According to the proponents of behavioral finance, the market is a mob that behaves like a mob, driven as it is by primal emotions. On writer explains:

The current events in the financial markets are much better explained by the next great paradigm shift in economics, behavioral finance. Here, it is not assumed that human economic actors operate with computer-like logic and dispassion, but are subject to the same wide emotional swings from euphoria to panic, from fear to greed, that is expected in the rest of the human condition. This framework much better explains a financial system willing to lend to anything with over 40 chromosomes (“46 chromosomes? That’s so old fashioned!”) a few years ago, but unwilling to lend even to itself right now.

Warren Buffet knew what he was doing when the planted his desk in a Nebraska cornfield, well away from the hysteria that is Wall Street.

The basic mechanisms that drive the market are ego, greed and stupidity.

Ego is the lies we tell ourselves about ourselves, and stupidity is the conviction that we couldn’t possibly be wrong.
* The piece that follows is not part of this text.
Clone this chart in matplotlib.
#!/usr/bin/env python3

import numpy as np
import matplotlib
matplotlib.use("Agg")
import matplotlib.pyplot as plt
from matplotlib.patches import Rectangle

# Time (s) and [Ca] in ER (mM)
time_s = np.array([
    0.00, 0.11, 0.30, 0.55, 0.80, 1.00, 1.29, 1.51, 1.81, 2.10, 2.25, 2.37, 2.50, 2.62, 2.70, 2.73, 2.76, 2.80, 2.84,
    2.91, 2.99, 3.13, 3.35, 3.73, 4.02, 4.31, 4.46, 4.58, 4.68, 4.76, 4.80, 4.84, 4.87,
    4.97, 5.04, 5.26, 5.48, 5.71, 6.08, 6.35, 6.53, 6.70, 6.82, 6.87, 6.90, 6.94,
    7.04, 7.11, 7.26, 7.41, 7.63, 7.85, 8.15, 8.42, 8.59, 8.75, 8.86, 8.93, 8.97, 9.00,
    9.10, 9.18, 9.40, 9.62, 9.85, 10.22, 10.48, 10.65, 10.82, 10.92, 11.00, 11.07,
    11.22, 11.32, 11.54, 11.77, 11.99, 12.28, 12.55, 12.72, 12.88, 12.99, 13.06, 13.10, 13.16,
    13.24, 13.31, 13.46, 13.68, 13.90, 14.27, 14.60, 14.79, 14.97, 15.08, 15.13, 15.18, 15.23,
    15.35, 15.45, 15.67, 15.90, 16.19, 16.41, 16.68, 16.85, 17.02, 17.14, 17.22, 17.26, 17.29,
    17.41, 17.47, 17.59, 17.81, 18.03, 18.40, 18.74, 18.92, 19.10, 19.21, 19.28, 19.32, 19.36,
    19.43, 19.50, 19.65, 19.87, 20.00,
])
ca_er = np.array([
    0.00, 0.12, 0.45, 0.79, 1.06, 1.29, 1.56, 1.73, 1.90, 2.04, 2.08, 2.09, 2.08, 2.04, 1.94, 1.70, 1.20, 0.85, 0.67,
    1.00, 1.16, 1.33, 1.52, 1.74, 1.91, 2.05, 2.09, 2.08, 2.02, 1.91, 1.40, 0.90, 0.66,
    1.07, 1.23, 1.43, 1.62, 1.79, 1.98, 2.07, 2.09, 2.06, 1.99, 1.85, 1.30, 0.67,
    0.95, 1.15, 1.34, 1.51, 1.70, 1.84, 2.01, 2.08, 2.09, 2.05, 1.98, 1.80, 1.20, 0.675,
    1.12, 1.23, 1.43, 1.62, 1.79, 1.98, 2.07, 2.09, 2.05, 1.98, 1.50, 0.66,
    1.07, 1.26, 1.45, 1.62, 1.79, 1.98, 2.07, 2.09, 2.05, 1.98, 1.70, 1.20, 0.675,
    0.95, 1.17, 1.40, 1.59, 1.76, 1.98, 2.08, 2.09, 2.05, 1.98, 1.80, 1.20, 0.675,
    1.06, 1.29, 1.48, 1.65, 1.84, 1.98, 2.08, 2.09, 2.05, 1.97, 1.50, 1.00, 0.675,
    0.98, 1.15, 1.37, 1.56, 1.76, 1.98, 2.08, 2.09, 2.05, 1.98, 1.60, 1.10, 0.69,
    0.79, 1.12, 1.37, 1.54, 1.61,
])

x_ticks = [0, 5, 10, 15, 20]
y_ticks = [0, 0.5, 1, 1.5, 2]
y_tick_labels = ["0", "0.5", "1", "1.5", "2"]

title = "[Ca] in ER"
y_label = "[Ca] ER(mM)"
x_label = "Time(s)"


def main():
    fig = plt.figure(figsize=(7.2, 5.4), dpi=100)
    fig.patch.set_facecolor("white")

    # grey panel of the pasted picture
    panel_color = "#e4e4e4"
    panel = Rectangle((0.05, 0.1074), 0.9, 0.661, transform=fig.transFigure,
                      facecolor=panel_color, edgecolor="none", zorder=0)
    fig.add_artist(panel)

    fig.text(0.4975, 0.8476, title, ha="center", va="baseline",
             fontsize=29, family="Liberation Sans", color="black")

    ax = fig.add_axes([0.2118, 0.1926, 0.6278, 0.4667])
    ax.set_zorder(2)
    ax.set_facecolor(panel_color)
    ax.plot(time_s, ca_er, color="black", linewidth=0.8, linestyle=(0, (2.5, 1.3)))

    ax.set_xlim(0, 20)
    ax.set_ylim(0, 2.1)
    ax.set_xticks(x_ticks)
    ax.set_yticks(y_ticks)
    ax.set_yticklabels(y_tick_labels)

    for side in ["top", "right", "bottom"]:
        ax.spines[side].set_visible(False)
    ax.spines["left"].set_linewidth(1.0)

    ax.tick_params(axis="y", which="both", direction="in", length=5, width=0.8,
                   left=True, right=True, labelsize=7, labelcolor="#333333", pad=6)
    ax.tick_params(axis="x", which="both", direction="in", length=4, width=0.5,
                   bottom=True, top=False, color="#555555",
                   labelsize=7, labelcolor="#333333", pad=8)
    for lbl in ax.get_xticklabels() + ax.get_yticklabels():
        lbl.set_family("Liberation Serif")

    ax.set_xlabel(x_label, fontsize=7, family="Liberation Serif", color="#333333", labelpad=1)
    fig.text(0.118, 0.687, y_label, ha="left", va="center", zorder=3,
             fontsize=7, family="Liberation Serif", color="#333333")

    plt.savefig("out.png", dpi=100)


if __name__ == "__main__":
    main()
Greed is grossly misunderstood. Everyone assumes it is driven by a desire for money and power. Neither money nor power has anything to do with it. On the contrary, all greed lusts after is to the fawning adoration of all the creatures it believes to be its inferiors. Money and power simply facilitate greed, they aren’t its object.

Greed doesn’t fear going broke; it fears the mob turning on it when it realizes greed is simply so much hot air.

Your job, as president, is to stroke The Market and reassure it that it amounts to something. Praise its wisdom even as it shakes itself apart in a paroxysm of stupidity. Preach the superstition that it will eventually achieve balance and equilibrium, even though The Market’s idea of equilibrium is a blind tightrope walker clinging to the wire by his toenail.

However, when madmen finance your campaign, you have an obligation to praise their sanity.